:: Data segment ::

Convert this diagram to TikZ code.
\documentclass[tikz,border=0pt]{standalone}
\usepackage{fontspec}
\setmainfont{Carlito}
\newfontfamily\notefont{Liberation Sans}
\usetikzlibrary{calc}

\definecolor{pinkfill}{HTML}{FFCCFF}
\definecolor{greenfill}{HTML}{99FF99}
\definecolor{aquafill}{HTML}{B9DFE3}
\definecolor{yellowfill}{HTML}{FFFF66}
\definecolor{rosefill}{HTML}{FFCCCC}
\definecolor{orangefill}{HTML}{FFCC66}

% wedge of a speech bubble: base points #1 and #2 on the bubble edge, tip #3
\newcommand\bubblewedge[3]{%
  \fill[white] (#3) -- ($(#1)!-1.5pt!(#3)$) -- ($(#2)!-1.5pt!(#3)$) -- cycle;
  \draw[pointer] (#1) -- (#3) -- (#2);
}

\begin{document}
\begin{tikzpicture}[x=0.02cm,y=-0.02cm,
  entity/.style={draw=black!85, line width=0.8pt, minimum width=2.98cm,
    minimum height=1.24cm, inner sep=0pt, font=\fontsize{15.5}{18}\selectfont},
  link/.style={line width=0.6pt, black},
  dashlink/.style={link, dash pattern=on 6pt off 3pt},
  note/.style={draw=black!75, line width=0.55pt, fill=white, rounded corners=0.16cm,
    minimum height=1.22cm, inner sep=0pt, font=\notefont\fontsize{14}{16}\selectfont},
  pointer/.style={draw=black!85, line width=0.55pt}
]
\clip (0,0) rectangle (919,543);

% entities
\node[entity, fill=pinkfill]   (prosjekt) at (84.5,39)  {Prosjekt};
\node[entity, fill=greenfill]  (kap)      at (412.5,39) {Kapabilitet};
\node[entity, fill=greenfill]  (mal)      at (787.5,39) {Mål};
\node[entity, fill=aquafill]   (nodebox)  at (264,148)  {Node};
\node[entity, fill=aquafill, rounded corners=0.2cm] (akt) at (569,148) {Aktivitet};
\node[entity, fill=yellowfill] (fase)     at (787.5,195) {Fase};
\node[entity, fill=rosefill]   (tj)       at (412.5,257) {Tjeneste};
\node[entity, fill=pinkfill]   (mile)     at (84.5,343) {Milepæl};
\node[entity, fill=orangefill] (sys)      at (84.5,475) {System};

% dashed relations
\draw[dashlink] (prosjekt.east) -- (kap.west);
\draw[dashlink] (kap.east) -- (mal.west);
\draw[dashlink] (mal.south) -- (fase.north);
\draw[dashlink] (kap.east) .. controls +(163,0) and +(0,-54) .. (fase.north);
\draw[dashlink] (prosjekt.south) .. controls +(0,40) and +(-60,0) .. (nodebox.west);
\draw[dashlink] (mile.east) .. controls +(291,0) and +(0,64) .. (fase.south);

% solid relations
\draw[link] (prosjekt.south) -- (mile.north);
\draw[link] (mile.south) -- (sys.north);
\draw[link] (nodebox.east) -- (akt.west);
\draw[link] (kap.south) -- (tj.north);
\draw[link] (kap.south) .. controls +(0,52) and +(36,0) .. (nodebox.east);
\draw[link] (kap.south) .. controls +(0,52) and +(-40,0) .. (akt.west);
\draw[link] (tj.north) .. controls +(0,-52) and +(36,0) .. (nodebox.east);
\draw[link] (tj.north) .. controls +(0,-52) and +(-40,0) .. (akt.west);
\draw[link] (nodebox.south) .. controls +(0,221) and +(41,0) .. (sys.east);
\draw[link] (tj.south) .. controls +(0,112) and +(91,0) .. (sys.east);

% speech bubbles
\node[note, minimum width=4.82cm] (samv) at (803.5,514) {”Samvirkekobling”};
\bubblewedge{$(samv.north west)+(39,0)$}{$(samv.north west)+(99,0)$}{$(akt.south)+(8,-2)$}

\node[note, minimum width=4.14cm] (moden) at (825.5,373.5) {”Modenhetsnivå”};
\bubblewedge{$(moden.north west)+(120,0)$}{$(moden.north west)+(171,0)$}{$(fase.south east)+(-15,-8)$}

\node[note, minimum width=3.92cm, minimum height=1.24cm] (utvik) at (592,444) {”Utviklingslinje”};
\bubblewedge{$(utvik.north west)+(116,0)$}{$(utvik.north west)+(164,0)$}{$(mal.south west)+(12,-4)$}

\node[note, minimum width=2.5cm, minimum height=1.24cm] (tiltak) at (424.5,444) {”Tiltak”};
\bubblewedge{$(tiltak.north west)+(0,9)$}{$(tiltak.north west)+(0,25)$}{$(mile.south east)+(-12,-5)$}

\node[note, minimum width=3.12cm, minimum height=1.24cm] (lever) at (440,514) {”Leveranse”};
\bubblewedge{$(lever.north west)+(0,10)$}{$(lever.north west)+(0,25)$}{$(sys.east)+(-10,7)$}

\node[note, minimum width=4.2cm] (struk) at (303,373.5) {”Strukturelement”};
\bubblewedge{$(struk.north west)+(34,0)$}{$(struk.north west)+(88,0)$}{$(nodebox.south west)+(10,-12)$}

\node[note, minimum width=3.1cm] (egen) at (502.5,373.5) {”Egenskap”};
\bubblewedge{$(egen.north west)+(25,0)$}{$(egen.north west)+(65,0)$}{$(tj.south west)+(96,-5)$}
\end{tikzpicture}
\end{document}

:::

■ **What you need to do**:
All of the data needs to be reproduced exactly, with no line missing.

■ **Task response**:
Convert this diagram to TikZ code.
\documentclass[tikz,border=0pt]{standalone}
\usepackage{fontspec}
\setmainfont{Carlito}
\newfontfamily\notefont{Liberation Sans}
\usetikzlibrary{calc}

\definecolor{pinkfill}{HTML}{FFCCFF}
\definecolor{greenfill}{HTML}{99FF99}
\definecolor{aquafill}{HTML}{B9DFE3}
\definecolor{yellowfill}{HTML}{FFFF66}
\definecolor{rosefill}{HTML}{FFCCCC}
\definecolor{orangefill}{HTML}{FFCC66}

% wedge of a speech bubble: base points #1 and #2 on the bubble edge, tip #3
\newcommand\bubblewedge[3]{%
  \fill[white] (#3) -- ($(#1)!-1.5pt!(#3)$) -- ($(#2)!-1.5pt!(#3)$) -- cycle;
  \draw[pointer] (#1) -- (#3) -- (#2);
}

\begin{document}
\begin{tikzpicture}[x=0.02cm,y=-0.02cm,
  entity/.style={draw=black!85, line width=0.8pt, minimum width=2.98cm,
    minimum height=1.24cm, inner sep=0pt, font=\fontsize{15.5}{18}\selectfont},
  link/.style={line width=0.6pt, black},
  dashlink/.style={link, dash pattern=on 6pt off 3pt},
  note/.style={draw=black!75, line width=0.55pt, fill=white, rounded corners=0.16cm,
    minimum height=1.22cm, inner sep=0pt, font=\notefont\fontsize{14}{16}\selectfont},
  pointer/.style={draw=black!85, line width=0.55pt}
]
\clip (0,0) rectangle (919,543);

% entities
\node[entity, fill=pinkfill]   (prosjekt) at (84.5,39)  {Prosjekt};
\node[entity, fill=greenfill]  (kap)      at (412.5,39) {Kapabilitet};
\node[entity, fill=greenfill]  (mal)      at (787.5,39) {Mål};
\node[entity, fill=aquafill]   (nodebox)  at (264,148)  {Node};
\node[entity, fill=aquafill, rounded corners=0.2cm] (akt) at (569,148) {Aktivitet};
\node[entity, fill=yellowfill] (fase)     at (787.5,195) {Fase};
\node[entity, fill=rosefill]   (tj)       at (412.5,257) {Tjeneste};
\node[entity, fill=pinkfill]   (mile)     at (84.5,343) {Milepæl};
\node[entity, fill=orangefill] (sys)      at (84.5,475) {System};

% dashed relations
\draw[dashlink] (prosjekt.east) -- (kap.west);
\draw[dashlink] (kap.east) -- (mal.west);
\draw[dashlink] (mal.south) -- (fase.north);
\draw[dashlink] (kap.east) .. controls +(163,0) and +(0,-54) .. (fase.north);
\draw[dashlink] (prosjekt.south) .. controls +(0,40) and +(-60,0) .. (nodebox.west);
\draw[dashlink] (mile.east) .. controls +(291,0) and +(0,64) .. (fase.south);

% solid relations
\draw[link] (prosjekt.south) -- (mile.north);
\draw[link] (mile.south) -- (sys.north);
\draw[link] (nodebox.east) -- (akt.west);
\draw[link] (kap.south) -- (tj.north);
\draw[link] (kap.south) .. controls +(0,52) and +(36,0) .. (nodebox.east);
\draw[link] (kap.south) .. controls +(0,52) and +(-40,0) .. (akt.west);
\draw[link] (tj.north) .. controls +(0,-52) and +(36,0) .. (nodebox.east);
\draw[link] (tj.north) .. controls +(0,-52) and +(-40,0) .. (akt.west);
\draw[link] (nodebox.south) .. controls +(0,221) and +(41,0) .. (sys.east);
\draw[link] (tj.south) .. controls +(0,112) and +(91,0) .. (sys.east);

% speech bubbles
\node[note, minimum width=4.82cm] (samv) at (803.5,514) {”Samvirkekobling”};
\bubblewedge{$(samv.north west)+(39,0)$}{$(samv.north west)+(99,0)$}{$(akt.south)+(8,-2)$}

\node[note, minimum width=4.14cm] (moden) at (825.5,373.5) {”Modenhetsnivå”};
\bubblewedge{$(moden.north west)+(120,0)$}{$(moden.north west)+(171,0)$}{$(fase.south east)+(-15,-8)$}

\node[note, minimum width=3.92cm, minimum height=1.24cm] (utvik) at (592,444) {”Utviklingslinje”};
\bubblewedge{$(utvik.north west)+(116,0)$}{$(utvik.north west)+(164,0)$}{$(mal.south west)+(12,-4)$}

\node[note, minimum width=2.5cm, minimum height=1.24cm] (tiltak) at (424.5,444) {”Tiltak”};
\bubblewedge{$(tiltak.north west)+(0,9)$}{$(tiltak.north west)+(0,25)$}{$(mile.south east)+(-12,-5)$}

\node[note, minimum width=3.12cm, minimum height=1.24cm] (lever) at (440,514) {”Leveranse”};
\bubblewedge{$(lever.north west)+(0,10)$}{$(lever.north west)+(0,25)$}{$(sys.east)+(-10,7)$}

\node[note, minimum width=4.2cm] (struk) at (303,373.5) {”Strukturelement”};
\bubblewedge{$(struk.north west)+(34,0)$}{$(struk.north west)+(88,0)$}{$(nodebox.south west)+(10,-12)$}

\node[note, minimum width=3.1cm] (egen) at (502.5,373.5) {”Egenskap”};
\bubblewedge{$(egen.north west)+(25,0)$}{$(egen.north west)+(65,0)$}{$(tj.south west)+(96,-5)$}
\end{tikzpicture}
\end{document}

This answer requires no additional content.